Huntington’s deeper warning is moral, not merely structural: these tragedies were not only the product of failed institutions, but of failed character. The German and Japanese officer corps had ceased to be stewards of constitutional or imperial order. They became agents of ambition, untethered from civic virtue. One can reasonably speculate that had either nation produced an officer corps formed in the liberal tradition—imbued with an ethical vocabulary of restraint, legitimacy, and fidelity to a higher constitutional order—the course of history might have shifted. The devastation of the Second World War, its unimaginable human toll, and the collapse of those regimes were enabled in part by the moral failings of the military officer corps of Germany and Japan.
This is the indispensable function of the liberal arts in military education.

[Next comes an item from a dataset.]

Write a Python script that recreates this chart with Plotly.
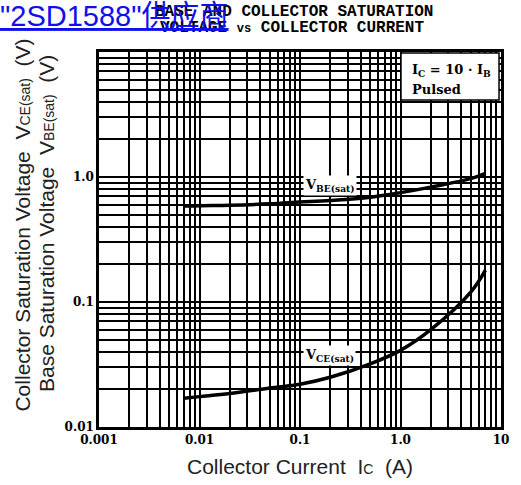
import plotly.graph_objects as go

# Data
ic = [0.007, 0.01, 0.02, 0.05, 0.1, 0.2, 0.5, 1.0, 2.0, 5.0, 7.0]
vbe_sat = [0.585, 0.59, 0.595, 0.61, 0.63, 0.65, 0.69, 0.75, 0.83, 0.97, 1.07]
vce_sat = [0.017, 0.0175, 0.0185, 0.0205, 0.022, 0.025, 0.032, 0.041, 0.06, 0.12, 0.18]

x_tickvals = [0.001, 0.01, 0.1, 1, 10]
x_ticktext = ["0.001", "0.01", "0.1", "1.0", "10"]
y_tickvals = [0.01, 0.1, 1]
y_ticktext = ["0.01", "0.1", "1.0"]

W, H = 521, 485
L, R, T, B = 99, 12, 52, 58
PW, PH = W - L - R, H - T - B


def px(xp):
    return (xp - L) / PW


def py(yp):
    return (H - B - yp) / PH


fig = go.Figure()
for ys in (vbe_sat, vce_sat):
    fig.add_trace(go.Scatter(x=ic, y=ys, mode="lines",
                             line=dict(color="black", width=3.5, shape="spline"),
                             showlegend=False, hoverinfo="skip"))

tickfont = dict(family="DejaVu Serif", size=12, color="black", weight="bold")
grid = dict(showgrid=True, gridcolor="black", gridwidth=2,
            showline=True, linecolor="black", linewidth=2.5, mirror=True,
            ticks="", zeroline=False,
            minor=dict(dtick="D1", showgrid=True, gridcolor="black", gridwidth=1.5, ticks=""))

fig.update_xaxes(type="log", range=[-3, 1], tickvals=x_tickvals, ticktext=x_ticktext,
                 tickfont=tickfont, **grid)
fig.update_yaxes(type="log", range=[-2, 1], tickvals=y_tickvals, ticktext=y_ticktext,
                 tickfont=tickfont, **grid)

ann = []
# Title
tfont = dict(family="Liberation Mono", size=16, color="black", weight="bold")
ann.append(dict(text="BASE AND COLLECTOR SATURATION", x=px(298), y=py(12), xref="paper", yref="paper",
                showarrow=False, font=tfont, xanchor="center", yanchor="middle"))
ann.append(dict(text="VOLTAGE <span style='font-size:12px'>vs</span> COLLECTOR CURRENT", x=px(296), y=py(28),
                xref="paper", yref="paper", showarrow=False, font=tfont, xanchor="center", yanchor="middle"))
# Blue overlay link text
ann.append(dict(text='<u>"2SD1588"供应商</u>', x=px(234), y=py(16), xref="paper", yref="paper",
                showarrow=False, xanchor="right", yanchor="middle",
                font=dict(family="Liberation Sans, Noto Sans CJK SC", size=29, color="#1010ee")))
# Axis titles
afont = dict(family="Liberation Sans, Arial", size=21, color="#222222")
ann.append(dict(text="Collector Saturation Voltage  V<span style='font-size:14px'>CE(sat)</span>  (V)",
                x=px(20), y=py(225), xref="paper", yref="paper", textangle=-90,
                showarrow=False, font=afont, xanchor="center", yanchor="middle"))
ann.append(dict(text="Base Saturation Voltage  V<span style='font-size:14px'>BE(sat)</span>  (V)",
                x=px(45), y=py(224), xref="paper", yref="paper", textangle=-90,
                showarrow=False, font=afont, xanchor="center", yanchor="middle"))
ann.append(dict(text="Collector Current  I<span style='font-size:14px'>C</span>  (A)",
                x=px(304), y=py(466), xref="paper", yref="paper",
                showarrow=False, font=afont, xanchor="center", yanchor="middle"))
# Curve labels
lfont = dict(family="DejaVu Serif", size=13, color="black", weight="bold")
ann.append(dict(text="V<sub>BE(sat)</sub>", x=px(335), y=py(185), xref="paper", yref="paper",
                showarrow=False, font=lfont, bgcolor="white", xanchor="center", yanchor="middle"))
ann.append(dict(text="V<sub>CE(sat)</sub>", x=px(334), y=py(355), xref="paper", yref="paper",
                showarrow=False, font=lfont, bgcolor="white", xanchor="center", yanchor="middle"))
# Condition box text
ann.append(dict(text="I<sub>C</sub> = 10 · I<sub>B</sub>", x=px(416), y=py(70), xref="paper", yref="paper",
                showarrow=False, font=lfont, xanchor="left", yanchor="middle"))
ann.append(dict(text="Pulsed", x=px(416), y=py(89), xref="paper", yref="paper",
                showarrow=False, font=lfont, xanchor="left", yanchor="middle"))

fig.add_shape(type="rect", xref="paper", yref="paper", x0=px(407), x1=px(507), y0=py(100), y1=py(53),
              line=dict(color="black", width=1.5), fillcolor="white", layer="above")

fig.update_layout(width=W, height=H, margin=dict(l=L, r=R, t=T, b=B),
                  plot_bgcolor="white", paper_bgcolor="white", annotations=ann)

fig.write_html("out.html", config={"displayModeBar": False},
               post_script="document.body.style.margin='0';document.body.style.overflow='hidden';")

Courses in ethics, history, political theory, and constitutional law are not luxuries—they are the disciplines that train officers to think clearly in moments of moral ambiguity, to discern lawful authority from unlawful command, and to understand that the military’s power is derivative, not sovereign. The liberal arts form the conscience of the profession of arms.
At the United States service academies, these disciplines ensure that officers recognize their highest obligation: to the Constitution, not to transient political leaders; to the people, not to themselves; to justice, not to expediency. They are taught not only how to fight, but why—and when not to. This is how the American military preserves its character as a servant of the republic rather than a master of it.
Pericles once declared that the glory of Athens resided not merely in its strength, but in the nobility of its spirit—that it was a place where the soldier and the citizen were one and the same, formed by a love of beauty, wisdom, and freedom. The American Republic, too, depends on such unity. And as long as we continue to educate our officers in that spirit—through both the martial disciplines and the liberal arts—we will ensure that our defenders remain not only warriors, but guardians of a constitutional order worthy of their sacrifice.